An asset and a signal
Ukraine's Main Intelligence Directorate (GUR) said Butyagin is not an isolated case. The agency named seven additional Russian archaeologists it accuses of conducting excavations across occupied Crimea, Donetsk, Luhansk, and Zaporizhzhia and integrating discovered artifacts into Russian museum collections.
For Ukraine, the Warsaw ruling carries weight beyond the single case. Moscow has called it an act of "legal tyranny," summoned the Polish ambassador, and demanded Butyagin's release, a reaction that underscores just how seriously the Kremlin views the precedent.
"This shows that European countries are ready to consider Ukraine's requests and take its side, even when it involves a citizen of the Russian Federation," Savchenko said. "Before, this seemed like something unreal."
Prosecutor General Ruslan Kravchenko framed the decision in blunt terms: "Russians involved in crimes against Ukraine have no right to travel freely across Europe, give lectures, or boast of stolen achievements."

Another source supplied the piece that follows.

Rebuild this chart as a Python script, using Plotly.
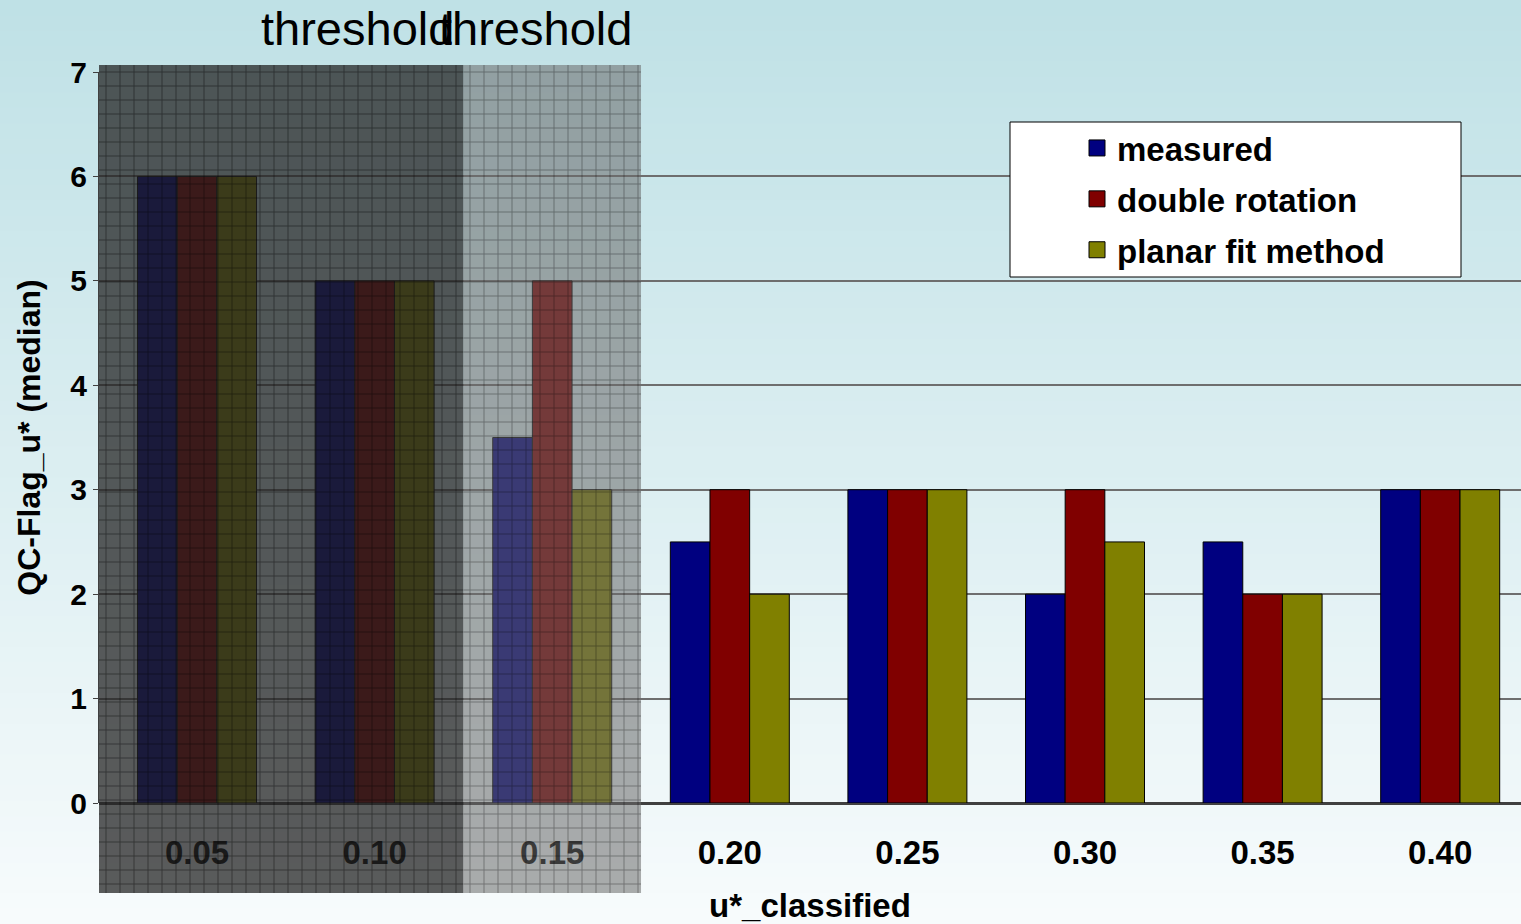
import plotly.graph_objects as go

# ---- data ----
categories = ["0.05", "0.10", "0.15", "0.20", "0.25", "0.30", "0.35", "0.40"]
measured = [6, 5, 3.5, 2.5, 3, 2, 2.5, 3]
double_rotation = [6, 5, 5, 3, 3, 3, 2, 3]
planar_fit = [6, 5, 3, 2, 3, 2.5, 2, 3]
series_names = ["measured", "double rotation", "planar fit method"]
series_colors = ["#000080", "#800000", "#808000"]
y_ticks = [0, 1, 2, 3, 4, 5, 6, 7]
threshold_labels = ["threshold", "threshold"]
dark_cats = ["0.05", "0.10"]
light_cats = ["0.15"]

# ---- layout geometry (pixels) ----
W, H = 1521, 924
ML, MR, MT, MB = 99, 0, 65, 31
plot_top_px, plot_bot_px = 72, 803
pw, ph = W - ML - MR, H - MT - MB

def py(p):  # pixel y -> paper y
    return (H - MB - p) / ph

def px(p):  # pixel x -> paper x
    return (p - ML) / pw

x_lo, x_hi = -0.552, 7.455
y_lo, y_hi = 0, 7
unit_px = (plot_bot_px - plot_top_px) / (y_hi - y_lo)
y2_lo = y_lo - (H - MB - plot_bot_px) / unit_px
y2_hi = y_hi + (plot_top_px - MT) / unit_px

xs = list(range(len(categories)))
font_fam = "Liberation Sans, Arial, sans-serif"

fig = go.Figure()
for name, vals, col in zip(series_names, [measured, double_rotation, planar_fit], series_colors):
    fig.add_trace(go.Bar(x=xs, y=vals, name=name, marker=dict(color=col, line=dict(color="black", width=1)),
                         showlegend=False))
    fig.add_trace(go.Scatter(x=[None], y=[None], mode="markers", name=name, legendgroup=name,
                             marker=dict(symbol="square", size=20, color=col, line=dict(color="black", width=1))))

# shaded regions drawn on overlay axes spanning the whole paper
def region(cats, start_lo=False):
    idx = [categories.index(c) for c in cats]
    a = min(idx) - 0.5
    if start_lo:
        a = x_lo
    b = max(idx) + 0.5
    return [a, b, b, a, a], [y2_lo, y2_lo, y2_hi, y2_hi, y2_lo]

rx, ry = region(dark_cats, start_lo=True)
fig.add_trace(go.Scatter(x=rx, y=ry, xaxis="x2", yaxis="y2", fill="toself", mode="lines",
                         line=dict(width=0), showlegend=False, hoverinfo="skip",
                         fillcolor="rgba(35,35,35,0.74)",
                         fillpattern=dict(shape="+", fgcolor="rgba(0,0,0,0.9)", bgcolor="rgba(35,35,35,0.74)",
                                          size=14, solidity=0.12)))
rx, ry = region(light_cats)
fig.add_trace(go.Scatter(x=rx, y=ry, xaxis="x2", yaxis="y2", fill="toself", mode="lines",
                         line=dict(width=0), showlegend=False, hoverinfo="skip",
                         fillcolor="rgba(105,105,105,0.55)",
                         fillpattern=dict(shape="+", fgcolor="rgba(0,0,0,0.7)", bgcolor="rgba(105,105,105,0.55)",
                                          size=14, solidity=0.12)))

# background gradient bands
shapes = []
top_c = (191, 225, 230)
bot_c = (247, 251, 252)
n = 60
for i in range(n):
    t = i / (n - 1)
    c = tuple(round(top_c[k] + (bot_c[k] - top_c[k]) * t) for k in range(3))
    y0p = H * i / n
    y1p = H * (i + 1) / n + 1
    shapes.append(dict(type="rect", xref="paper", yref="paper", layer="below",
                       x0=px(0), x1=px(W), y0=py(y1p), y1=py(y0p),
                       line=dict(width=0), fillcolor="rgb(%d,%d,%d)" % c))
# legend box
shapes.append(dict(type="rect", xref="paper", yref="paper", layer="above",
                   x0=px(1010), x1=px(1461), y0=py(277), y1=py(122),
                   line=dict(color="black", width=1), fillcolor="white"))

annotations = []
for lab, cx in zip(threshold_labels, [357, 535]):
    annotations.append(dict(text=lab, xref="paper", yref="paper", x=px(cx), y=py(28),
                            xanchor="center", yanchor="middle", showarrow=False,
                            font=dict(family=font_fam, size=47, color="black", weight="normal")))

fig.update_layout(
    width=W, height=H,
    margin=dict(l=ML, r=MR, t=MT, b=MB),
    paper_bgcolor="rgba(0,0,0,0)", plot_bgcolor="rgba(0,0,0,0)",
    barmode="group", bargap=0.33, bargroupgap=0,
    shapes=shapes, annotations=annotations,
    font=dict(family=font_fam, color="black", weight="bold"),
    xaxis=dict(range=[x_lo, x_hi], tickvals=xs, ticktext=categories, showgrid=False, zeroline=False,
               showline=False, ticks="", ticklabelstandoff=27,
               tickfont=dict(size=33, family=font_fam, weight="bold"),
               title=dict(text="u*_classified", font=dict(size=33, family=font_fam, weight="bold"), standoff=24),
               anchor="y", fixedrange=True),
    yaxis=dict(range=[y_lo, y_hi], tickvals=y_ticks, domain=[py(plot_bot_px), py(plot_top_px)],
               showgrid=True, gridcolor="#6e6e6e", gridwidth=1.5,
               zeroline=True, zerolinecolor="#404040", zerolinewidth=2.5,
               showline=True, linecolor="#404040", linewidth=1, ticks="outside", ticklen=5, tickcolor="#404040",
               tickfont=dict(size=30, family=font_fam, weight="bold"),
               title=dict(text="QC-Flag_u* (median)", font=dict(size=32, family=font_fam, weight="bold"), standoff=20),
               anchor="x", fixedrange=True),
    xaxis2=dict(range=[x_lo, x_hi], domain=[0, 1], anchor="y2", visible=False, fixedrange=True),
    yaxis2=dict(range=[y2_lo, y2_hi], domain=[0, 1], anchor="x2", visible=False, fixedrange=True),
    legend=dict(x=px(1077), y=py(120), xanchor="left", yanchor="top", bgcolor="rgba(0,0,0,0)",
                borderwidth=0, font=dict(size=33, family=font_fam, weight="bold", color="black"),
                tracegroupgap=5, itemsizing="trace"),
    showlegend=True,
)

fig.write_html("out.html")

Analysts and lawyers note that Butyagin's prominence and his connections in top academic circles make him a potential asset for a prisoner exchange. Over the decade of Crimea's occupation, more than 500 people have faced political repression, with around 300 still held in Russian custody -- more than half of them Crimean Tatars. Polozov has personally worked on several of those cases.
"The quickest path for Butyagin to return home is an exchange for Crimean political prisoners," Polozov said. "If we manage to free at least a few people, it will be a much more significant result than any of his excavations."